Tuesday, January 18, 2011

The Joy of looking things up


I found this while hunting for stock in Norwich last week. It is a Kuhn Flexameter; which to the uninitiated was a waist level viewfinder designed in the 1930s to be clipped on to a 35mm camera and in particular to Leica cameras.

I was intrigued by the fact that it was made in Wetzlar, Germany which is the same town (city) that Leitz manufactured Leica cameras and decided to do some research.

The first thing I discovered was that it was designed by Frau Doktor Elsie Kuhn-Leitz. She was the daughter of Ernest Leitz II, President of Leitz and co-father of the Leica with Oskar Barnack who actually designed the camera. Kuhn was her married name.

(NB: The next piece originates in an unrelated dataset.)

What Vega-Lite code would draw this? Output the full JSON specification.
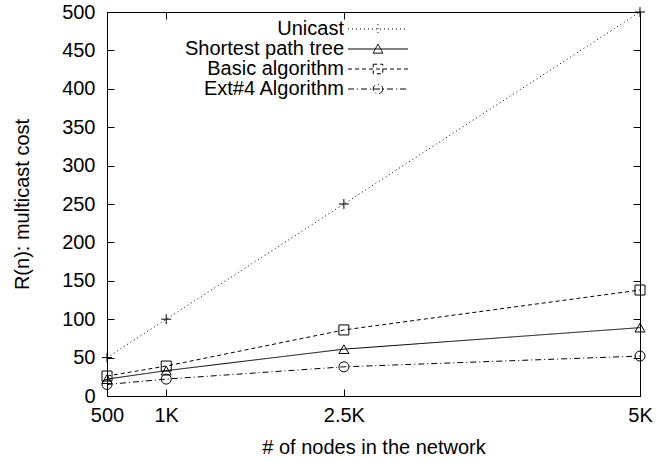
{
  "$schema": "https://vega.github.io/schema/vega-lite/v6.json",
  "width": 533,
  "height": 384,
  "autosize": "none",
  "padding": {"left": 107, "top": 12, "right": 30, "bottom": 65},
  "config": {
    "font": "Liberation Sans",
    "view": {"stroke": "black", "strokeWidth": 1},
    "axis": {"domain": false, "grid": false, "ticks": true, "tickColor": "black", "tickOpacity": 1, "tickWidth": 1, "labelFlush": false, "labelColor": "black", "titleColor": "black", "labelFontSize": 20, "titleFontSize": 20, "titleFontWeight": "normal", "labelFont": "Liberation Sans", "titleFont": "Liberation Sans"},
    "legend": {"labelFont": "Liberation Sans", "labelFontSize": 20, "labelColor": "black"}
  },
  "data": {
    "values": [
      {"series": "Unicast", "n": 500, "cost": 50},
      {"series": "Unicast", "n": 1000, "cost": 100},
      {"series": "Unicast", "n": 2500, "cost": 250},
      {"series": "Unicast", "n": 5000, "cost": 500},
      {"series": "Shortest path tree", "n": 500, "cost": 22},
      {"series": "Shortest path tree", "n": 1000, "cost": 33},
      {"series": "Shortest path tree", "n": 2500, "cost": 61},
      {"series": "Shortest path tree", "n": 5000, "cost": 89},
      {"series": "Basic algorithm", "n": 500, "cost": 26},
      {"series": "Basic algorithm", "n": 1000, "cost": 39},
      {"series": "Basic algorithm", "n": 2500, "cost": 86},
      {"series": "Basic algorithm", "n": 5000, "cost": 138},
      {"series": "Ext#4 Algorithm", "n": 500, "cost": 15},
      {"series": "Ext#4 Algorithm", "n": 1000, "cost": 22},
      {"series": "Ext#4 Algorithm", "n": 2500, "cost": 38},
      {"series": "Ext#4 Algorithm", "n": 5000, "cost": 52}
    ]
  },
  "layer": [
    {
      "mark": {"type": "line", "color": "black", "strokeWidth": 1},
      "encoding": {
        "x": {"field": "n", "type": "quantitative", "scale": {"domain": [500, 5000], "nice": false, "zero": false},
              "axis": {"orient": "bottom", "values": [500, 1000, 2500, 5000], "labelExpr": "datum.value == 500 ? '500' : (datum.value / 1000) + 'K'", "ticks": true, "tickSize": -7, "labelPadding": 16, "labelFlush": false, "title": "# of nodes in the network", "titlePadding": 12}},
        "y": {"field": "cost", "type": "quantitative", "scale": {"domain": [0, 500], "nice": false},
              "axis": {"orient": "left", "values": [0, 50, 100, 150, 200, 250, 300, 350, 400, 450, 500], "ticks": true, "tickSize": -7, "labelPadding": 19, "labelFlush": false, "title": "R(n): multicast cost", "titlePadding": 29}},
        "strokeDash": {"field": "series", "type": "nominal", "legend": null,
          "scale": {"domain": ["Unicast", "Shortest path tree", "Basic algorithm", "Ext#4 Algorithm"], "range": [[1, 3], [1, 0], [4, 3], [6, 3, 1, 3]]}},
        "detail": {"field": "series"}
      }
    },
    {
      "mark": {"type": "point", "filled": false, "color": "black", "strokeWidth": 1, "size": 100, "opacity": 1},
      "encoding": {
        "x": {"field": "n", "type": "quantitative", "axis": {"orient": "top", "values": [500, 1000, 2500, 5000], "labels": false, "ticks": true, "tickSize": -7, "title": null}},
        "y": {"field": "cost", "type": "quantitative", "axis": {"orient": "right", "values": [0, 50, 100, 150, 200, 250, 300, 350, 400, 450, 500], "labels": false, "ticks": true, "tickSize": -7, "title": null}},
        "shape": {"field": "series", "type": "nominal", "legend": null,
          "scale": {"domain": ["Unicast", "Shortest path tree", "Basic algorithm", "Ext#4 Algorithm"], "range": ["M-1,0L1,0M0,-1L0,1", "triangle-up", "square", "circle"]}}
      }
    },
    {
      "mark": {"type": "point", "filled": false, "color": "black", "strokeWidth": 1, "size": 324, "opacity": 0},
      "encoding": {
        "x": {"field": "n", "type": "quantitative", "axis": null},
        "y": {"field": "cost", "type": "quantitative", "axis": null},
        "shape": {"field": "series", "type": "nominal", "title": null,
          "scale": {"domain": ["Unicast", "Shortest path tree", "Basic algorithm", "Ext#4 Algorithm"],
                    "range": ["M-3.33,0L3.33,0M0,-0.55L0,0.55", "M-3.33,0L3.33,0M-0.55,0.46L0.55,0.46L0,-0.55Z", "M-3.33,0L3.33,0M-0.53,-0.53L0.53,-0.53L0.53,0.53L-0.53,0.53Z", "M-3.33,0L3.33,0M0.53,0A0.53,0.53,0,1,1,-0.53,0A0.53,0.53,0,1,1,0.53,0"]},
          "legend": {"orient": "none", "legendX": 261, "legendY": 7, "symbolSize": 324, "symbolOpacity": 1, "symbolStrokeColor": "black", "symbolFillColor": "transparent", "symbolStrokeWidth": 1, "labelAlign": "right", "labelOffset": -44, "rowPadding": -1, "labelLimit": 300}},
        "strokeDash": {"field": "series", "type": "nominal", "title": null,
          "scale": {"domain": ["Unicast", "Shortest path tree", "Basic algorithm", "Ext#4 Algorithm"], "range": [[1, 3], [1, 0], [4, 3], [6, 3, 1, 3]]}}
      }
    }
  ],
  "resolve": {"axis": {"x": "independent", "y": "independent"}, "scale": {"shape": "independent", "strokeDash": "independent"}}
}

I dug a little deeper and found out that Elsie Kuhn-Leitz should be better known as a courageous campaigner against the Nazis' treatment of Jewish and other forced labourers; she was imprisoned and tortured in 1943 by the Gestapo for helping two Jewish women in their attempt to escape to Switzerland. Her war time activities have been recorded in the book "Elsie's War, A Story of Courage in Nazi Germany" by Rabbi Frank Dabba Smith, Introduction by Henri Cartier-Bresson (Frances Lincoln Ltd,) 2003, ISBN 0-7112-1861-7. Her story is also touched upon in another book by the same author entitled "The Greatest Invention Of The Leitz Family: The Leica Freedom Train".

All of which knowledge, adds not a penny of monetary value to the Flexameter which if I am honest is clumsy to use and rather redundant and only of interest to Leica completists. Neither is it worth a lot of money in the first place. (I have to put that in to appease all the people who will find this posting after googling Kuhn Flexameter in an attempt to discover out what the one they found in Uncle Ernie's bottom draw is worth)

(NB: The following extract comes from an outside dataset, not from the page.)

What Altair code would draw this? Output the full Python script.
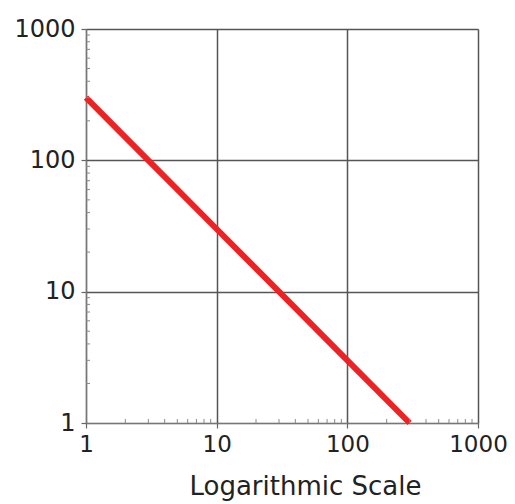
import altair as alt
import pandas as pd

# Data
x_vals = [1, 3, 10, 30, 100, 300]
y_vals = [300, 100, 30, 10, 3, 1]
major_ticks = [1, 10, 100, 1000]
minor_ticks = [2, 3, 4, 5, 6, 7, 8, 9,
               20, 30, 40, 50, 60, 70, 80, 90,
               200, 300, 400, 500, 600, 700, 800, 900]
x_title = "Logarithmic Scale"

df = pd.DataFrame({"x": x_vals, "y": y_vals})
minor = pd.DataFrame({"x": minor_ticks, "y": minor_ticks})

W, H = 392, 394
FONT = "DejaVu Sans"

xscale = alt.Scale(type="log", domain=[1, 1000], nice=False)
yscale = alt.Scale(type="log", domain=[1, 1000], nice=False)

common_axis = dict(
    values=major_ticks, format="d", labelFont=FONT,
    labelColor="#222", tickSize=5, tickColor="#666", tickWidth=1.2,
    domainColor="#777", domainWidth=1.2, gridColor="#555", gridWidth=1.5,
    grid=True, labelOverlap=False, labelFlush=False,
)

x_axis = alt.Axis(title=x_title, titleFont=FONT, titleFontSize=26,
                  titleFontWeight="normal", titleColor="#222",
                  titleX=219, titleY=71, titleAlign="center",
                  titleBaseline="alphabetic", labelPadding=5,
                  labelFontSize=23, **common_axis)
y_axis = alt.Axis(title=None, labelPadding=6, labelFontSize=24, **common_axis)

line = alt.Chart(df).mark_line(color="#ee2222", strokeWidth=6).encode(
    x=alt.X("x:Q", scale=xscale, axis=x_axis),
    y=alt.Y("y:Q", scale=yscale, axis=y_axis),
)

minor_x = alt.Chart(minor).mark_rule(color="#888", strokeWidth=1).encode(
    x=alt.X("x:Q", scale=xscale, axis=x_axis),
    y=alt.value(H),
    y2=alt.value(H - 4),
)

minor_y = alt.Chart(minor).mark_rule(color="#888", strokeWidth=1).encode(
    y=alt.Y("y:Q", scale=yscale, axis=y_axis),
    x=alt.value(0),
    x2=alt.value(4),
)

chart = alt.layer(line, minor_x, minor_y).properties(
    width=W, height=H,
    autosize=alt.AutoSizeParams(type="none"),
    padding={"left": 78, "top": 21, "right": 29, "bottom": 81},
).configure_view(stroke="#777", strokeWidth=1.2).configure(background="white")

chart.save("out.html", embed_options={"renderer": "svg", "actions": False})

There is a sub-group of Leica camera collectors who specialise in collecting the so called blood Leicas; the ones built with the help of (mainly Ukrainian I think) slave labour. They drool over cameras engraved with Swastikas or bear the markings of the German Army, Air Force, SS etc. It is more than nice to find a Leica antidote to that kind of poison.

Oh and I have sold it anyway but the very few quid (really) I got for it is as nothing compared to the fun I had researching it or the sense of awe at the bravery of people like Elsie Kuhn-Leitz.